In a rare expansion of employee rights from the U.S. Supreme Court, a new category of employees can sue an employer for retaliation, namely an employee who is within the “zone of interest.” Thompson v. North American Stainless, No. 09-291, 131 S. Ct. 863 (2011). (Unanimous decision; Kagen did not participate; Scalia opinion). Thompson filed a claim of retaliation against his employer because his employer allegedly fired him because his fiancé, also an employee, filed a complaint against the employer. Thompson and his fiancé, Miriam Regaldo, were employees of North American Stainless (NAS). Regaldo filed a sex discrimination claim against NAS with the Equal Employment Opportunity Commission (EEOC). Three weeks after EEOC notified NAS of the complaint, NAS fired Thompson. Thompson brought suit under Title VII alleging retaliation. Any person “claiming to be aggrieved” may bring suit under Title VII. The “zone of interest” likely includes a close family member, but not a mere acquaintance.

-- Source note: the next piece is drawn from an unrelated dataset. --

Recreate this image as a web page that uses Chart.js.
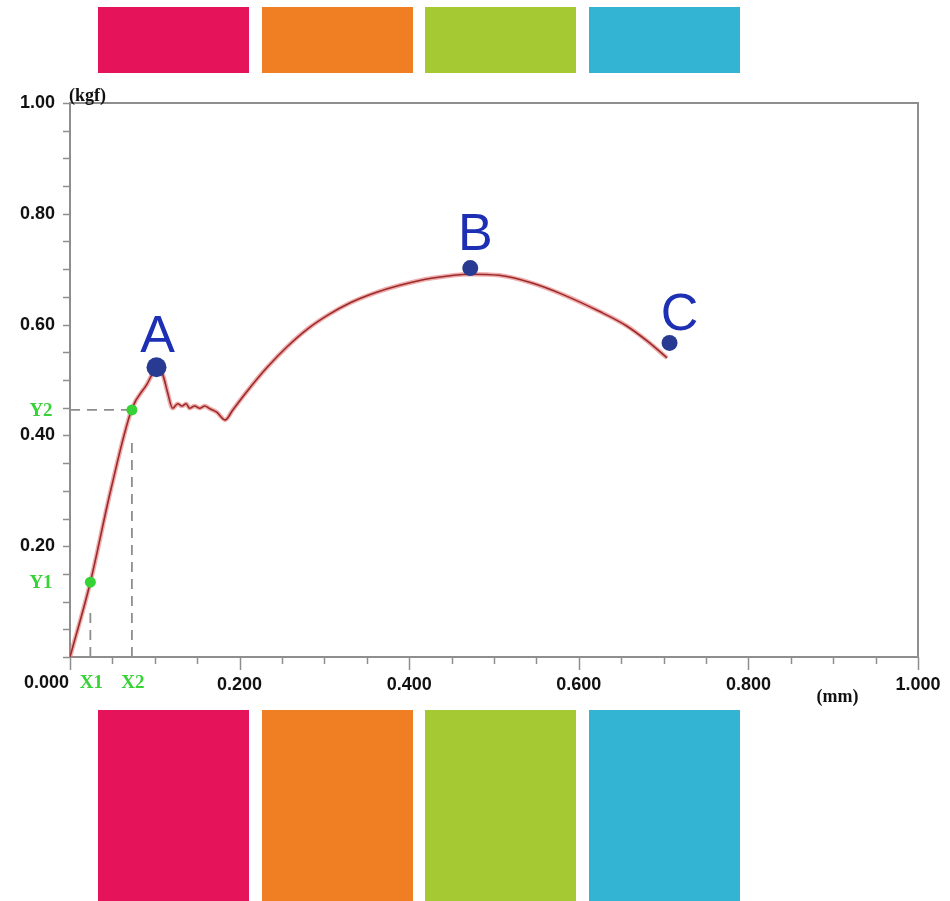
<!DOCTYPE html>
<html>
<head>
<meta charset="utf-8">
<script src="https://cdn.jsdelivr.net/npm/chart.js@4.4.1/dist/chart.umd.min.js"></script>
<style>
  html, body { margin: 0; padding: 0; background: #fff; }
  #wrap { position: relative; width: 950px; height: 901px; overflow: hidden; }
  #chart { position: absolute; left: 0; top: 0; }
  .swatch { position: absolute; }
</style>
</head>
<body>
<div id="wrap">
  <canvas id="chart" width="950" height="901"></canvas>
</div>
<script>
// ===== DATA =====
// force (kgf) vs displacement (mm)
const curveX = [0.000, 0.024, 0.048, 0.073, 0.091, 0.098, 0.104, 0.110, 0.115, 0.121,
                0.127, 0.132, 0.137, 0.141, 0.147, 0.153, 0.159, 0.165, 0.173, 0.183,
                0.192, 0.208, 0.232, 0.256, 0.280, 0.305, 0.330, 0.359, 0.389, 0.428,
                0.471, 0.506, 0.545, 0.580, 0.624, 0.656, 0.681, 0.704];
const curveY = [0.000, 0.135, 0.301, 0.448, 0.493, 0.513, 0.522, 0.507, 0.478, 0.449,
                0.457, 0.453, 0.457, 0.449, 0.453, 0.449, 0.453, 0.448, 0.442, 0.428,
                0.446, 0.478, 0.522, 0.560, 0.592, 0.618, 0.639, 0.657, 0.671, 0.684,
                0.691, 0.689, 0.675, 0.655, 0.624, 0.598, 0.570, 0.540];

// labelled points A, B, C
const keyNames = ['A', 'B', 'C'];
const keyX = [0.102, 0.472, 0.707];
const keyY = [0.523, 0.702, 0.567];

// slope reference points (X1,Y1) and (X2,Y2)
const refNames = ['1', '2'];
const refX = [0.024, 0.073];
const refY = [0.135, 0.446];

// where the dashed guide lines stop
const guideX1Top = 0.085;
const guideX2Top = 0.39;

// axis ticks
const xTickValues = [0, 0.2, 0.4, 0.6, 0.8, 1.0];
const xTickLabels = ['0.000', '0.200', '0.400', '0.600', '0.800', '1.000'];
const yTickValues = [0.2, 0.4, 0.6, 0.8, 1.0];
const yTickLabels = ['0.20', '0.40', '0.60', '0.80', '1.00'];
const minorStep = 0.05;

const xUnit = '(mm)';
const yUnit = '(kgf)';

const swatchColors = ['#e5135a', '#ef7f22', '#a4c932', '#33b4d3'];

// ===== SWATCHES (decoration above / below the plot) =====
const wrap = document.getElementById('wrap');
swatchColors.forEach((c, i) => {
  [[7, 66], [710, 191]].forEach(([top, h]) => {
    const d = document.createElement('div');
    d.className = 'swatch';
    d.style.cssText = `left:${98 + i * 163.7}px;top:${top}px;width:151px;height:${h}px;background:${c}`;
    wrap.appendChild(d);
  });
});

// ===== HELPERS =====
const pts = (xs, ys) => xs.map((x, i) => ({ x, y: ys[i] }));
const GRAY = '#8e8e8e';
const GREEN = '#36d236';
const SANS = '"Liberation Sans", Arial, sans-serif';
const SERIF = '"Liberation Serif", "Times New Roman", serif';

// frame, minor ticks and the extra labels
const decorations = {
  id: 'decorations',
  beforeDatasetsDraw(chart) {
    const { ctx, chartArea: a, scales: { x, y } } = chart;
    ctx.save();
    ctx.strokeStyle = GRAY;
    ctx.lineWidth = 2;
    ctx.strokeRect(a.left, a.top, a.right - a.left, a.bottom - a.top);

    ctx.lineWidth = 1.5;
    ctx.beginPath();
    for (let v = 0; v <= 1.0001; v += minorStep) {
      const major = xTickValues.some(t => Math.abs(t - v) < 1e-6);
      const px = Math.round(x.getPixelForValue(v)) + 0.5;
      ctx.moveTo(px, a.bottom);
      ctx.lineTo(px, a.bottom + (major ? 13 : 7));
      const py = Math.round(y.getPixelForValue(v)) + 0.5;
      ctx.moveTo(a.left, py);
      ctx.lineTo(a.left - 7, py);
    }
    ctx.stroke();
    ctx.restore();
  },
  afterDatasetsDraw(chart) {
    const { ctx, chartArea: a, scales: { x, y } } = chart;
    ctx.save();
    // origin label sits left of the axis
    ctx.fillStyle = '#111';
    ctx.font = `bold 18px ${SANS}`;
    ctx.textAlign = 'right';
    ctx.textBaseline = 'middle';
    ctx.fillText(xTickLabels[0], a.left - 1, a.bottom + 26);

    // units
    ctx.font = `bold 18px ${SERIF}`;
    ctx.textAlign = 'left';
    ctx.fillText(yUnit, a.left - 1, a.top - 7);
    ctx.textAlign = 'center';
    ctx.fillText(xUnit, x.getPixelForValue(0.905), a.bottom + 40);

    // green reference labels
    ctx.fillStyle = GREEN;
    ctx.font = `bold 19px ${SERIF}`;
    refNames.forEach((n, i) => {
      ctx.textAlign = 'center';
      ctx.fillText('Y' + n, a.left - 29, y.getPixelForValue(refY[i]) + 1);
      ctx.fillText('X' + n, x.getPixelForValue(refX[i]) + 1, a.bottom + 26);
    });

    // A, B, C letters
    const off = [[1, -15], [5, -18], [10, -13]];
    ctx.fillStyle = '#1d2fb3';
    ctx.font = `52px ${SANS}`;
    ctx.textAlign = 'center';
    ctx.textBaseline = 'alphabetic';
    keyNames.forEach((n, i) => {
      ctx.fillText(n, x.getPixelForValue(keyX[i]) + off[i][0], y.getPixelForValue(keyY[i]) + off[i][1]);
    });
    ctx.restore();
  }
};

// ===== CHART =====
new Chart(document.getElementById('chart'), {
  type: 'scatter',
  data: {
    datasets: [
      {
        label: 'key points',
        data: pts(keyX, keyY),
        pointRadius: [10, 8, 8],
        pointBackgroundColor: '#283a92',
        pointBorderWidth: 0,
        showLine: false,
        order: 0
      },
      {
        label: 'reference points',
        data: pts(refX, refY),
        pointRadius: 5.5,
        pointBackgroundColor: GREEN,
        pointBorderWidth: 0,
        showLine: false,
        order: 1
      },
      {
        label: 'curve',
        data: pts(curveX, curveY),
        showLine: true,
        borderColor: '#9c2a2a',
        borderWidth: 1.6,
        pointRadius: 0,
        tension: 0.4,
        cubicInterpolationMode: 'monotone',
        order: 2
      },
      {
        label: 'curve halo',
        data: pts(curveX, curveY),
        showLine: true,
        borderColor: 'rgba(226,118,118,0.6)',
        borderWidth: 4.5,
        pointRadius: 0,
        tension: 0.4,
        cubicInterpolationMode: 'monotone',
        order: 3
      },
      {
        label: 'guide Y2',
        data: [{ x: 0, y: refY[1] }, { x: refX[1], y: refY[1] }],
        showLine: true, borderColor: GRAY, borderWidth: 1.8, borderDash: [10, 7],
        pointRadius: 0, order: 4
      },
      {
        label: 'guide X2',
        data: [{ x: refX[1], y: 0 }, { x: refX[1], y: guideX2Top }],
        showLine: true, borderColor: GRAY, borderWidth: 1.8, borderDash: [10, 7],
        pointRadius: 0, order: 4
      },
      {
        label: 'guide X1',
        data: [{ x: refX[0], y: 0 }, { x: refX[0], y: guideX1Top }],
        showLine: true, borderColor: GRAY, borderWidth: 1.8, borderDash: [10, 7],
        pointRadius: 0, order: 4
      }
    ]
  },
  options: {
    responsive: false,
    animation: false,
    layout: { padding: { top: 103, right: 32, left: 0, bottom: 0 } },
    plugins: { legend: { display: false }, tooltip: { enabled: false }, title: { display: false } },
    scales: {
      x: {
        type: 'linear', min: 0, max: 1,
        grid: { display: false, drawTicks: false },
        border: { display: false },
        afterBuildTicks: s => { s.ticks = xTickValues.map(v => ({ value: v })); },
        afterFit: s => { s.height = 244; s.paddingLeft = 0; s.paddingRight = 0; },
        ticks: {
          padding: 17,
          maxRotation: 0,
          autoSkip: false,
          color: '#111',
          font: { family: SANS, size: 18, weight: 'bold' },
          callback: (v, i) => (i === 0 ? '' : xTickLabels[i])
        }
      },
      y: {
        type: 'linear', min: 0, max: 1,
        grid: { display: false, drawTicks: false },
        border: { display: false },
        afterBuildTicks: s => { s.ticks = yTickValues.map(v => ({ value: v })); },
        afterFit: s => { s.width = 70; s.paddingTop = 0; s.paddingBottom = 0; },
        ticks: {
          padding: 15,
          autoSkip: false,
          color: '#111',
          font: { family: SANS, size: 18, weight: 'bold' },
          callback: (v, i) => yTickLabels[i]
        }
      }
    }
  },
  plugins: [decorations]
});
</script>
</body>
</html>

The trial court and court of appeals rejected his claim, stating that Title VII did not allow him to sue because he had not engaged in any protected activity. The U.S. Supreme Court disagreed and said Thompson had standing to sue because he is the type of person Title VII intends to protect. A reasonable worker might be deterred from engaging in protected conduct if they learn that their spouse might be fired if they did. Thompson was within the “zone of interest” Title VII sought to protect because Title VII seeks to protect employees from unlawful acts.